┏━━

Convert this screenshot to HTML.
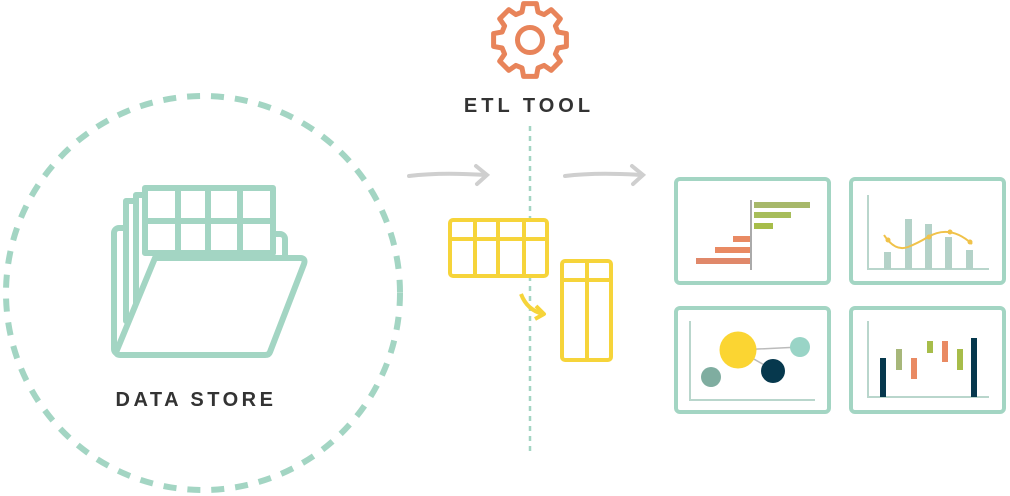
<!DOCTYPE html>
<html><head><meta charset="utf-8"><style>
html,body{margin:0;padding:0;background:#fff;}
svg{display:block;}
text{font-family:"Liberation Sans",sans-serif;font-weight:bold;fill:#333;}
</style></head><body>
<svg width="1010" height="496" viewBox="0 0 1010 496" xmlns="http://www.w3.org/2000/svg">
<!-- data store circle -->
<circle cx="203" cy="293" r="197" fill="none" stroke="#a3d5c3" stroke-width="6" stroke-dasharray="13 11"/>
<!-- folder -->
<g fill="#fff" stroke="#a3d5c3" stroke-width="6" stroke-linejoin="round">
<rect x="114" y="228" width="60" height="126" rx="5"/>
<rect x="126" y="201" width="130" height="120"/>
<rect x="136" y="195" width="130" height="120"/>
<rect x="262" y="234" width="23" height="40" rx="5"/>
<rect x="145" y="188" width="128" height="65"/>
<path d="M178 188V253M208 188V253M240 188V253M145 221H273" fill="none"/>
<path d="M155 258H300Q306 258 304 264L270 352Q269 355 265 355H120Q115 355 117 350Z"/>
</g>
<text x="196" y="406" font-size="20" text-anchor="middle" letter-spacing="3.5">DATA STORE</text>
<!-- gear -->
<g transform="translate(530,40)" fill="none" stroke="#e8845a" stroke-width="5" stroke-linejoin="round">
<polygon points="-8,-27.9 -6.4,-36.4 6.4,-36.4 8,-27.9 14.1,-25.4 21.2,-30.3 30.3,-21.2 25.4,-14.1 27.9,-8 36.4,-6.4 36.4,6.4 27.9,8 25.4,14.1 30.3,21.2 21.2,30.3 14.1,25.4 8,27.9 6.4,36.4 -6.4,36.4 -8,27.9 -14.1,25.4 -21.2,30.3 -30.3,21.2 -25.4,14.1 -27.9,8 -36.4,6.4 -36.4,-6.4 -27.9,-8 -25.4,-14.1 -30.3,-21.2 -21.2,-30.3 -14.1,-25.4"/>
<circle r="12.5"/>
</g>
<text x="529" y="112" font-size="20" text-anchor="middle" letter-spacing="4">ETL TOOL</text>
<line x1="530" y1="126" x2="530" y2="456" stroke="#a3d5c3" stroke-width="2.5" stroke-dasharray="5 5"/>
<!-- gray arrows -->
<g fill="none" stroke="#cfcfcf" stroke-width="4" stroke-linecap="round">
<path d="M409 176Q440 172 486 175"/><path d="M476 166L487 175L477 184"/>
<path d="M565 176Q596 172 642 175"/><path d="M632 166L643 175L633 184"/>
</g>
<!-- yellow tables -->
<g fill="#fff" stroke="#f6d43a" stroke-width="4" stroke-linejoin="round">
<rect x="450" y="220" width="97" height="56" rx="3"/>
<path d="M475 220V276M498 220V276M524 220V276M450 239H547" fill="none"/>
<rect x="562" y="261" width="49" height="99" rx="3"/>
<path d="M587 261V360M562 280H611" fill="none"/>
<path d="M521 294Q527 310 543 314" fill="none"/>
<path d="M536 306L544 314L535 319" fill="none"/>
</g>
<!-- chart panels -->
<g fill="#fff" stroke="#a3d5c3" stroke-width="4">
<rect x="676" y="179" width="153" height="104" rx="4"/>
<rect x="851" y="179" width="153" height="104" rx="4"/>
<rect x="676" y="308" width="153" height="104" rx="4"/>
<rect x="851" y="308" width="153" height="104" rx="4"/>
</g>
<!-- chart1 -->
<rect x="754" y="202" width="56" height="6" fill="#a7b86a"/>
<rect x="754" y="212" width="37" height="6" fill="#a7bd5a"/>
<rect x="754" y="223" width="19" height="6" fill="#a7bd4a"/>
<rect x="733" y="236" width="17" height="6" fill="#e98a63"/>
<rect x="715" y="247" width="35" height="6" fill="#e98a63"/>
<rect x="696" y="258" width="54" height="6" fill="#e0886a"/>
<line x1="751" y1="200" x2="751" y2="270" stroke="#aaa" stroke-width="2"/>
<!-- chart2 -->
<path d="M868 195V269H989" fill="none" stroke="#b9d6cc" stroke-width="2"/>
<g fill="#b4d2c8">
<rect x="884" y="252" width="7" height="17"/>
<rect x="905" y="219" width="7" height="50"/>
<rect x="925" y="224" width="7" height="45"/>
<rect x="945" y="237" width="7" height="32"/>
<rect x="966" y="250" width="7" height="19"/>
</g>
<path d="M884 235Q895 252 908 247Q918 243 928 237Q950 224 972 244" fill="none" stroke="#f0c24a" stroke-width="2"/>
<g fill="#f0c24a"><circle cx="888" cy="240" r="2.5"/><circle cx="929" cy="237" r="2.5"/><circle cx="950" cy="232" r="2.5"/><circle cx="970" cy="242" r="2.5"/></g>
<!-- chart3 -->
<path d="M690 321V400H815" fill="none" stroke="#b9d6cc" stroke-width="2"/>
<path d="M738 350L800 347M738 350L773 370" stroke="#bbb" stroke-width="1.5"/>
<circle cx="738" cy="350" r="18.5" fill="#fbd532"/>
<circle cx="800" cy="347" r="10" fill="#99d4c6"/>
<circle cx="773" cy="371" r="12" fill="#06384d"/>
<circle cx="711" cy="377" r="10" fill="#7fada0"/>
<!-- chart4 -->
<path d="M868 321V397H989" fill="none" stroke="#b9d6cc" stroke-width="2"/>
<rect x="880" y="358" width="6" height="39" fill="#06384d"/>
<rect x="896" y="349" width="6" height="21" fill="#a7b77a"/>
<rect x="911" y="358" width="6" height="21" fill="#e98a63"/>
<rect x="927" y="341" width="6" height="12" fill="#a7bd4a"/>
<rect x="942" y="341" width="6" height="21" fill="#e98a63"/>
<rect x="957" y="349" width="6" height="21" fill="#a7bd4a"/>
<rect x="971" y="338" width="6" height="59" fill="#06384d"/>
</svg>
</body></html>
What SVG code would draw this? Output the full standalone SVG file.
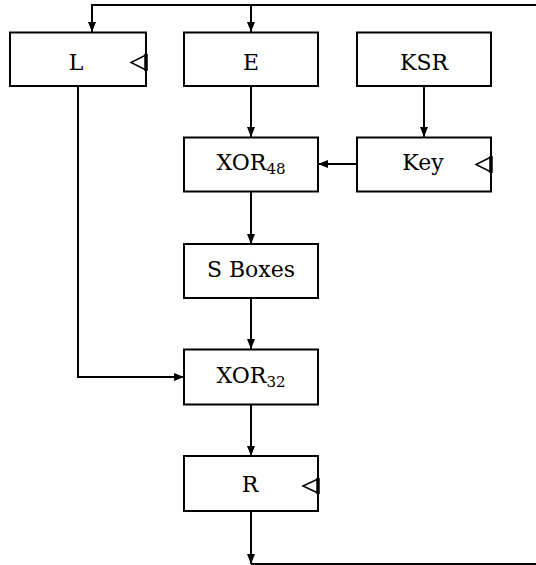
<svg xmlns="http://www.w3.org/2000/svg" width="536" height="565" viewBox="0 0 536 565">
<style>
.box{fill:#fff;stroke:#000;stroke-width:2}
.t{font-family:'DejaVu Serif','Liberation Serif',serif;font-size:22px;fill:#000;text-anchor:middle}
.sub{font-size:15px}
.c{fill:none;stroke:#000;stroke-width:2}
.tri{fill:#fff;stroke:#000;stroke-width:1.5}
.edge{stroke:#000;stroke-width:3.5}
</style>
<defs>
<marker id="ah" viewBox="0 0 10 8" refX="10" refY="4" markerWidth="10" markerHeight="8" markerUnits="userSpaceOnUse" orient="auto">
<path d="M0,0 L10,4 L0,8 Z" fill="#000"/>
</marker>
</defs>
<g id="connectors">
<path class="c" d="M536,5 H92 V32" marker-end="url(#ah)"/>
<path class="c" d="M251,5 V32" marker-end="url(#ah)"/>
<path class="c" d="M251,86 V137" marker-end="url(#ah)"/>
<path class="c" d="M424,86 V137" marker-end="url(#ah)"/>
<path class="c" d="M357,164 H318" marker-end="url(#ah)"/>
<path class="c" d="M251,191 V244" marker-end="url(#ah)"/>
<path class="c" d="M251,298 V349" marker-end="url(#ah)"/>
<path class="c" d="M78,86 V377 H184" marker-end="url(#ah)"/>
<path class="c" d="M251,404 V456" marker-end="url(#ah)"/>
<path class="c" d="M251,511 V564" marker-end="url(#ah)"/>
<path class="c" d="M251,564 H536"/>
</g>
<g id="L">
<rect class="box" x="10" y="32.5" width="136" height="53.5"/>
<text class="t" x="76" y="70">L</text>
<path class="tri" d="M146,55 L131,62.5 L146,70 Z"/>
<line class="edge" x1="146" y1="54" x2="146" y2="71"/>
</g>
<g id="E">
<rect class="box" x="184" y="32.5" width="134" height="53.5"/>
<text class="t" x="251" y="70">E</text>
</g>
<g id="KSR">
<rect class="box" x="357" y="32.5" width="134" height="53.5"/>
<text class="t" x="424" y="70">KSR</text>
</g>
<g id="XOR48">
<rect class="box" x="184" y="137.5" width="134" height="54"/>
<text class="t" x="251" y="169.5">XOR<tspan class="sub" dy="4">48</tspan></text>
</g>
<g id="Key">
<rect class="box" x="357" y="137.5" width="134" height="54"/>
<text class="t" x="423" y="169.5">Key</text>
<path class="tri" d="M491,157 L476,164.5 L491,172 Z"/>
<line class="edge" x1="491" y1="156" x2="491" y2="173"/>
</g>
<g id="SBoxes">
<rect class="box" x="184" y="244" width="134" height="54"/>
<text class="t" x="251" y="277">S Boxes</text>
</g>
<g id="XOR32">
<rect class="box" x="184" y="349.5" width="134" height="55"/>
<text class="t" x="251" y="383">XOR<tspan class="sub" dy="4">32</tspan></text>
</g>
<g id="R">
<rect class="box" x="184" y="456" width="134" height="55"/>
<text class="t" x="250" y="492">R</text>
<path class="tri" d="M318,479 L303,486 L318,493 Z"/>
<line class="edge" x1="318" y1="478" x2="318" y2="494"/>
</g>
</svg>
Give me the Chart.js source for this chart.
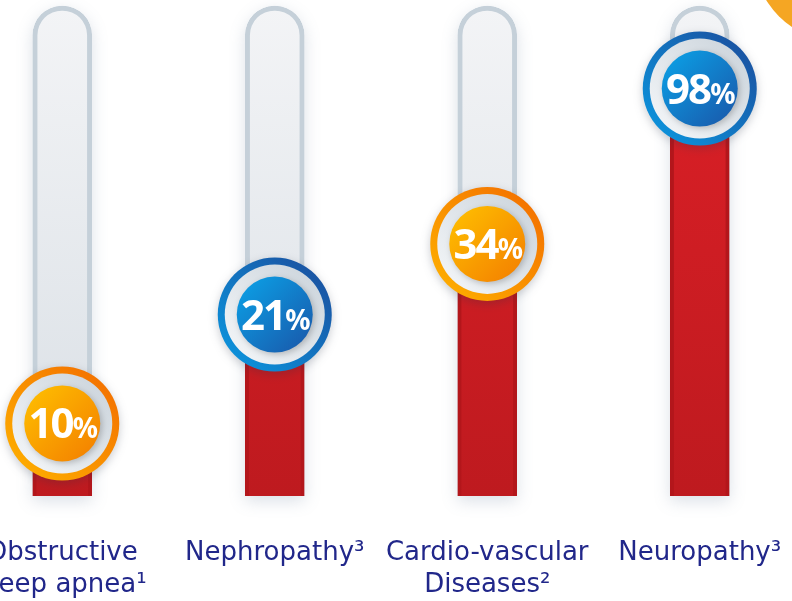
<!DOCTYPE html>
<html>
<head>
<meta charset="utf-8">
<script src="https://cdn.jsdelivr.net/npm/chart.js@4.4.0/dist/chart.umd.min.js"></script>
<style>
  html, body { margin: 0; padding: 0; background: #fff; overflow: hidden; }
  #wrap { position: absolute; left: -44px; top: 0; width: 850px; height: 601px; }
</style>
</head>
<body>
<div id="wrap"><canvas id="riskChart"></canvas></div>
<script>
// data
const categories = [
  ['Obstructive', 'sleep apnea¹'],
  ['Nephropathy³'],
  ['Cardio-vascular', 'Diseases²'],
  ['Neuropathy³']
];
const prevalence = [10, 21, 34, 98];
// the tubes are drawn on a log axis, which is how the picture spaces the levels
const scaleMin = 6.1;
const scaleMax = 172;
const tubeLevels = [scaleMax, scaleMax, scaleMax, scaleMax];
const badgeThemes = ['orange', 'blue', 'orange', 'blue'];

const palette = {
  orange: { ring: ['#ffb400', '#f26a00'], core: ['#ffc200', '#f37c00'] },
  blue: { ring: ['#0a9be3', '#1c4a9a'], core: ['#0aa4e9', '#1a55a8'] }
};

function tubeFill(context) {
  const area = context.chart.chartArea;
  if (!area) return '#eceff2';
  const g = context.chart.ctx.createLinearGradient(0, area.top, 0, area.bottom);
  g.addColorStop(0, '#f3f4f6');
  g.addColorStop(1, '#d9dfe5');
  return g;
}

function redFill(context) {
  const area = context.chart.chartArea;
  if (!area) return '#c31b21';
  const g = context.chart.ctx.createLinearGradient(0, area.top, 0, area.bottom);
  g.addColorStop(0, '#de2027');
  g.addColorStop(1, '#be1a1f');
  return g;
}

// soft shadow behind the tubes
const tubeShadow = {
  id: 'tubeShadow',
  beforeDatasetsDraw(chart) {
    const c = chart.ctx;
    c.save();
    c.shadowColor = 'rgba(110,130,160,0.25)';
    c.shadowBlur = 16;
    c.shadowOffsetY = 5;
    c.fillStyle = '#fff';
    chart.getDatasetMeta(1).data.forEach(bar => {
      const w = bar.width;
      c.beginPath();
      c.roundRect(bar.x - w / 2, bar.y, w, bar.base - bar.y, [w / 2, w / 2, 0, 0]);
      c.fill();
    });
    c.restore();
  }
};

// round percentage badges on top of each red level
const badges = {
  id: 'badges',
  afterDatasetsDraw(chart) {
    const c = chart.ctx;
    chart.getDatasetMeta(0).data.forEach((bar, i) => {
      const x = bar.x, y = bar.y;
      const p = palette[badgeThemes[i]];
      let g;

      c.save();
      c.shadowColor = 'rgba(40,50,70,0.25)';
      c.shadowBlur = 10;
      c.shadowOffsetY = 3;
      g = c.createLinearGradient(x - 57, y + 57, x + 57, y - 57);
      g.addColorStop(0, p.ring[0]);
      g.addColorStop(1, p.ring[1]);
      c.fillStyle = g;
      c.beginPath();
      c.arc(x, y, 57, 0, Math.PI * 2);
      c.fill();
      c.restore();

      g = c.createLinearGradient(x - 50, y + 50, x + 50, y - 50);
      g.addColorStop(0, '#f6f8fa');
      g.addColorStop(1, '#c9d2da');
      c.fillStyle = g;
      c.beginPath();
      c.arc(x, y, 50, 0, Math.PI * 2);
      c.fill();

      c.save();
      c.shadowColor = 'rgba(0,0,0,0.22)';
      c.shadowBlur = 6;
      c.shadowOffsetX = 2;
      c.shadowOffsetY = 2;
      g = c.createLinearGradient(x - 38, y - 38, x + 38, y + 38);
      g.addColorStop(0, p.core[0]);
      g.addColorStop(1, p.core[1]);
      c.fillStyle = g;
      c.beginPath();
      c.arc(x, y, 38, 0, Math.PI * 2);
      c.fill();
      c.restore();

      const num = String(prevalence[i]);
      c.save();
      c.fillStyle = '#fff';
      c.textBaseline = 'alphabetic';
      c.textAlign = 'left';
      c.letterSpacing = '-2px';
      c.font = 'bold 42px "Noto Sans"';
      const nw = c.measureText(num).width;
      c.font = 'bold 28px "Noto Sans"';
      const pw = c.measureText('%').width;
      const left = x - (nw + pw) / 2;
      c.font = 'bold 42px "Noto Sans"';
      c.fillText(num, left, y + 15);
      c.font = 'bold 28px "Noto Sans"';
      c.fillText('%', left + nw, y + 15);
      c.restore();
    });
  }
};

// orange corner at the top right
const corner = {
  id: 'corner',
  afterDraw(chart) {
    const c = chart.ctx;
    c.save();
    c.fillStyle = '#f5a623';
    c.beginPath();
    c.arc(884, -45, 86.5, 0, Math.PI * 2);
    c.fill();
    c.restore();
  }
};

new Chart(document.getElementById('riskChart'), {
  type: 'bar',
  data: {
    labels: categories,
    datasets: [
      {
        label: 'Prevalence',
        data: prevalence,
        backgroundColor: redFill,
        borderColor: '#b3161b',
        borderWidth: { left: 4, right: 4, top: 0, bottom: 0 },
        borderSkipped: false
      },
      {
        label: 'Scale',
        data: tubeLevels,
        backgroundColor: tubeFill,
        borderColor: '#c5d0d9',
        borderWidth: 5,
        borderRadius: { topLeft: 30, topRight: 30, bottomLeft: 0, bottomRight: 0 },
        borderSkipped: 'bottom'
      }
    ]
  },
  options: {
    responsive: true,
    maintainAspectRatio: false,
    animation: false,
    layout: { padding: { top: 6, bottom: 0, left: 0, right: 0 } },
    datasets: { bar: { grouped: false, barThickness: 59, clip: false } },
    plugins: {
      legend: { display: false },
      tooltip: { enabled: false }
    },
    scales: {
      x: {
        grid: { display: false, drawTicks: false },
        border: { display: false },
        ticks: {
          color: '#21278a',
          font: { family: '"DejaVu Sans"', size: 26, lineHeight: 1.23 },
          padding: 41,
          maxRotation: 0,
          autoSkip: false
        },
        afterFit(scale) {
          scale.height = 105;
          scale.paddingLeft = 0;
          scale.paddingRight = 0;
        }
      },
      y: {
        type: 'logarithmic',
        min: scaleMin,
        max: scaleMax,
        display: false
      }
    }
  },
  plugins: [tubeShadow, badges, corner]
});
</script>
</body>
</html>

┗━━

# Task requirements
Give only the number of lines in the data that include the string "this".

# Answer in full
3